━━━━━ Provided data ━━━━━

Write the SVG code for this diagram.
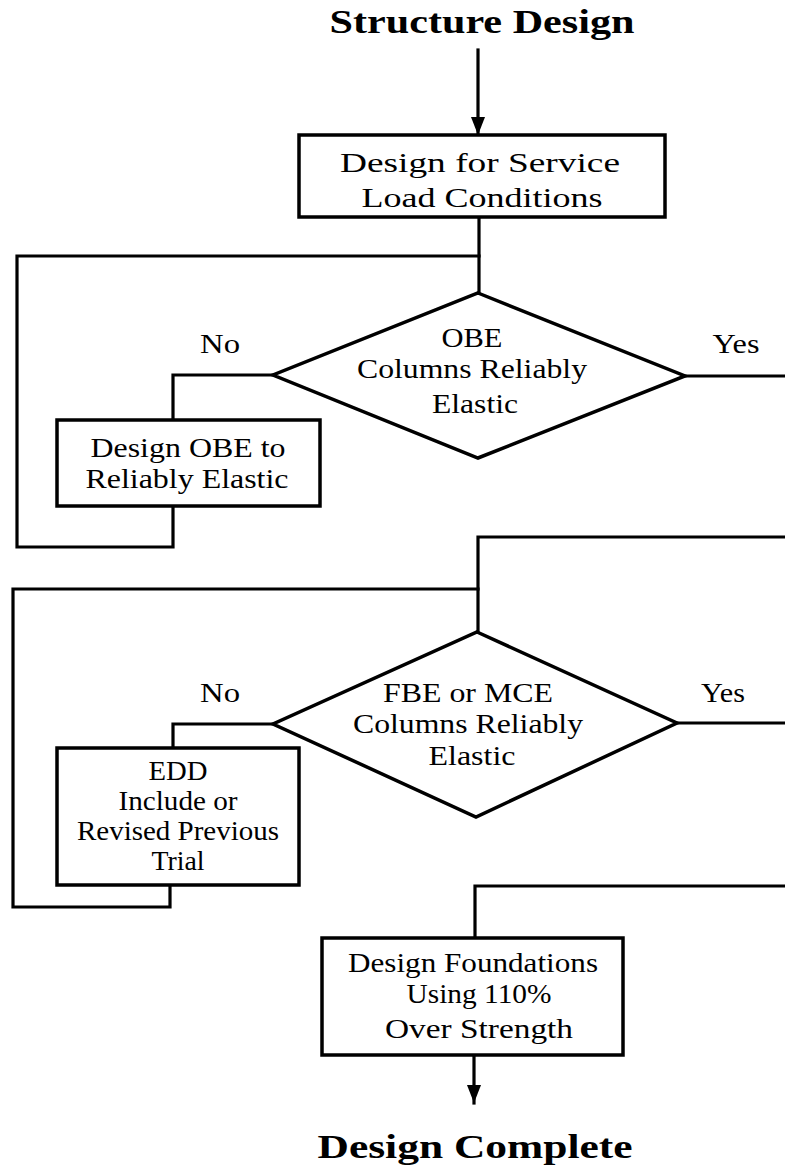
<svg xmlns="http://www.w3.org/2000/svg" width="785" height="1171" viewBox="0 0 785 1171">
<defs>
<style>
.bg{fill:#ffffff}
.box{fill:#ffffff;stroke:#000;stroke-width:3.5}
.dia{fill:#ffffff;stroke:#000;stroke-width:3.5;stroke-linejoin:miter}
.ln{fill:none;stroke:#000;stroke-width:3.2;stroke-linejoin:miter;stroke-linecap:square}
.t{font-family:"Liberation Serif","Times New Roman",serif;font-size:28px;fill:#000;text-anchor:middle}
.tb{font-family:"Liberation Serif","Times New Roman",serif;font-size:34px;font-weight:bold;fill:#000;text-anchor:middle}
</style>
<marker id="arr" viewBox="0 0 18 14" refX="18" refY="7" markerWidth="18" markerHeight="14" markerUnits="userSpaceOnUse" orient="auto">
<path d="M0,0 L18,7 L0,14 Z" fill="#000"/>
</marker>
</defs>
<rect class="bg" x="0" y="0" width="785" height="1171"/>

<g id="connectors">
<line class="ln" x1="478" y1="50" x2="478" y2="135" marker-end="url(#arr)"/>
<polyline class="ln" points="479,217 479,293"/>
<polyline class="ln" points="479,256 17,256 17,547 173,547 173,506"/>
<polyline class="ln" points="273,375 173,375 173,420"/>
<polyline class="ln" points="685,376 785,376"/>
<polyline class="ln" points="785,537 478,537 478,632"/>
<polyline class="ln" points="478,589 13,589 13,907 170,907 170,885"/>
<polyline class="ln" points="273,724 173,724 173,748"/>
<polyline class="ln" points="677,723 785,723"/>
<polyline class="ln" points="785,886 475,886 475,938"/>
<line class="ln" x1="474" y1="1055" x2="474" y2="1103" marker-end="url(#arr)"/>
</g>

<g id="start">
<text class="tb" x="482" y="33" textLength="305" lengthAdjust="spacingAndGlyphs">Structure Design</text>
</g>

<g id="service">
<rect class="box" x="299" y="135" width="366" height="82"/>
<text class="t" x="480" y="172" font-size="30" textLength="280" lengthAdjust="spacingAndGlyphs">Design for Service</text>
<text class="t" x="482" y="207" font-size="30" textLength="241" lengthAdjust="spacingAndGlyphs">Load Conditions</text>
</g>

<g id="obe-check">
<polygon class="dia" points="478,293 685,376 478,458 273,375"/>
<text class="t" x="472" y="347" textLength="61" lengthAdjust="spacingAndGlyphs">OBE</text>
<text class="t" x="472" y="378" textLength="230" lengthAdjust="spacingAndGlyphs">Columns Reliably</text>
<text class="t" x="475" y="413" textLength="86" lengthAdjust="spacingAndGlyphs">Elastic</text>
</g>

<g id="label-no-1"><text class="t" x="220" y="353" textLength="40" lengthAdjust="spacingAndGlyphs">No</text></g>
<g id="label-yes-1"><text class="t" x="736" y="353" textLength="47" lengthAdjust="spacingAndGlyphs">Yes</text></g>

<g id="obe-design">
<rect class="box" x="57" y="420" width="263" height="86"/>
<text class="t" x="188" y="457" textLength="195" lengthAdjust="spacingAndGlyphs">Design OBE to</text>
<text class="t" x="187" y="488" textLength="203" lengthAdjust="spacingAndGlyphs">Reliably Elastic</text>
</g>

<g id="fbe-check">
<polygon class="dia" points="477,632 677,723 476,817 273,724"/>
<text class="t" x="468" y="702" textLength="170" lengthAdjust="spacingAndGlyphs">FBE or MCE</text>
<text class="t" x="468" y="733" textLength="230" lengthAdjust="spacingAndGlyphs">Columns Reliably</text>
<text class="t" x="472" y="765" textLength="87" lengthAdjust="spacingAndGlyphs">Elastic</text>
</g>

<g id="label-no-2"><text class="t" x="220" y="702" textLength="40" lengthAdjust="spacingAndGlyphs">No</text></g>
<g id="label-yes-2"><text class="t" x="723" y="702" textLength="44" lengthAdjust="spacingAndGlyphs">Yes</text></g>

<g id="edd">
<rect class="box" x="57" y="748" width="242" height="137"/>
<text class="t" x="178" y="780" textLength="59" lengthAdjust="spacingAndGlyphs">EDD</text>
<text class="t" x="178" y="810" textLength="119" lengthAdjust="spacingAndGlyphs">Include or</text>
<text class="t" x="178" y="840" textLength="202" lengthAdjust="spacingAndGlyphs">Revised Previous</text>
<text class="t" x="178" y="870" textLength="53" lengthAdjust="spacingAndGlyphs">Trial</text>
</g>

<g id="foundations">
<rect class="box" x="322" y="938" width="301" height="117"/>
<text class="t" x="473" y="972" textLength="250" lengthAdjust="spacingAndGlyphs">Design Foundations</text>
<text class="t" x="479" y="1003" textLength="145" lengthAdjust="spacingAndGlyphs">Using 110%</text>
<text class="t" x="479" y="1038" textLength="188" lengthAdjust="spacingAndGlyphs">Over Strength</text>
</g>

<g id="end">
<text class="tb" x="475" y="1158" textLength="315" lengthAdjust="spacingAndGlyphs">Design Complete</text>
</g>
</svg>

━━━━━

What to do. Restate the full listing verbatim and drop every picture.

The result.
Write the SVG code for this diagram.
<svg xmlns="http://www.w3.org/2000/svg" width="785" height="1171" viewBox="0 0 785 1171">
<defs>
<style>
.bg{fill:#ffffff}
.box{fill:#ffffff;stroke:#000;stroke-width:3.5}
.dia{fill:#ffffff;stroke:#000;stroke-width:3.5;stroke-linejoin:miter}
.ln{fill:none;stroke:#000;stroke-width:3.2;stroke-linejoin:miter;stroke-linecap:square}
.t{font-family:"Liberation Serif","Times New Roman",serif;font-size:28px;fill:#000;text-anchor:middle}
.tb{font-family:"Liberation Serif","Times New Roman",serif;font-size:34px;font-weight:bold;fill:#000;text-anchor:middle}
</style>
<marker id="arr" viewBox="0 0 18 14" refX="18" refY="7" markerWidth="18" markerHeight="14" markerUnits="userSpaceOnUse" orient="auto">
<path d="M0,0 L18,7 L0,14 Z" fill="#000"/>
</marker>
</defs>
<rect class="bg" x="0" y="0" width="785" height="1171"/>

<g id="connectors">
<line class="ln" x1="478" y1="50" x2="478" y2="135" marker-end="url(#arr)"/>
<polyline class="ln" points="479,217 479,293"/>
<polyline class="ln" points="479,256 17,256 17,547 173,547 173,506"/>
<polyline class="ln" points="273,375 173,375 173,420"/>
<polyline class="ln" points="685,376 785,376"/>
<polyline class="ln" points="785,537 478,537 478,632"/>
<polyline class="ln" points="478,589 13,589 13,907 170,907 170,885"/>
<polyline class="ln" points="273,724 173,724 173,748"/>
<polyline class="ln" points="677,723 785,723"/>
<polyline class="ln" points="785,886 475,886 475,938"/>
<line class="ln" x1="474" y1="1055" x2="474" y2="1103" marker-end="url(#arr)"/>
</g>

<g id="start">
<text class="tb" x="482" y="33" textLength="305" lengthAdjust="spacingAndGlyphs">Structure Design</text>
</g>

<g id="service">
<rect class="box" x="299" y="135" width="366" height="82"/>
<text class="t" x="480" y="172" font-size="30" textLength="280" lengthAdjust="spacingAndGlyphs">Design for Service</text>
<text class="t" x="482" y="207" font-size="30" textLength="241" lengthAdjust="spacingAndGlyphs">Load Conditions</text>
</g>

<g id="obe-check">
<polygon class="dia" points="478,293 685,376 478,458 273,375"/>
<text class="t" x="472" y="347" textLength="61" lengthAdjust="spacingAndGlyphs">OBE</text>
<text class="t" x="472" y="378" textLength="230" lengthAdjust="spacingAndGlyphs">Columns Reliably</text>
<text class="t" x="475" y="413" textLength="86" lengthAdjust="spacingAndGlyphs">Elastic</text>
</g>

<g id="label-no-1"><text class="t" x="220" y="353" textLength="40" lengthAdjust="spacingAndGlyphs">No</text></g>
<g id="label-yes-1"><text class="t" x="736" y="353" textLength="47" lengthAdjust="spacingAndGlyphs">Yes</text></g>

<g id="obe-design">
<rect class="box" x="57" y="420" width="263" height="86"/>
<text class="t" x="188" y="457" textLength="195" lengthAdjust="spacingAndGlyphs">Design OBE to</text>
<text class="t" x="187" y="488" textLength="203" lengthAdjust="spacingAndGlyphs">Reliably Elastic</text>
</g>

<g id="fbe-check">
<polygon class="dia" points="477,632 677,723 476,817 273,724"/>
<text class="t" x="468" y="702" textLength="170" lengthAdjust="spacingAndGlyphs">FBE or MCE</text>
<text class="t" x="468" y="733" textLength="230" lengthAdjust="spacingAndGlyphs">Columns Reliably</text>
<text class="t" x="472" y="765" textLength="87" lengthAdjust="spacingAndGlyphs">Elastic</text>
</g>

<g id="label-no-2"><text class="t" x="220" y="702" textLength="40" lengthAdjust="spacingAndGlyphs">No</text></g>
<g id="label-yes-2"><text class="t" x="723" y="702" textLength="44" lengthAdjust="spacingAndGlyphs">Yes</text></g>

<g id="edd">
<rect class="box" x="57" y="748" width="242" height="137"/>
<text class="t" x="178" y="780" textLength="59" lengthAdjust="spacingAndGlyphs">EDD</text>
<text class="t" x="178" y="810" textLength="119" lengthAdjust="spacingAndGlyphs">Include or</text>
<text class="t" x="178" y="840" textLength="202" lengthAdjust="spacingAndGlyphs">Revised Previous</text>
<text class="t" x="178" y="870" textLength="53" lengthAdjust="spacingAndGlyphs">Trial</text>
</g>

<g id="foundations">
<rect class="box" x="322" y="938" width="301" height="117"/>
<text class="t" x="473" y="972" textLength="250" lengthAdjust="spacingAndGlyphs">Design Foundations</text>
<text class="t" x="479" y="1003" textLength="145" lengthAdjust="spacingAndGlyphs">Using 110%</text>
<text class="t" x="479" y="1038" textLength="188" lengthAdjust="spacingAndGlyphs">Over Strength</text>
</g>

<g id="end">
<text class="tb" x="475" y="1158" textLength="315" lengthAdjust="spacingAndGlyphs">Design Complete</text>
</g>
</svg>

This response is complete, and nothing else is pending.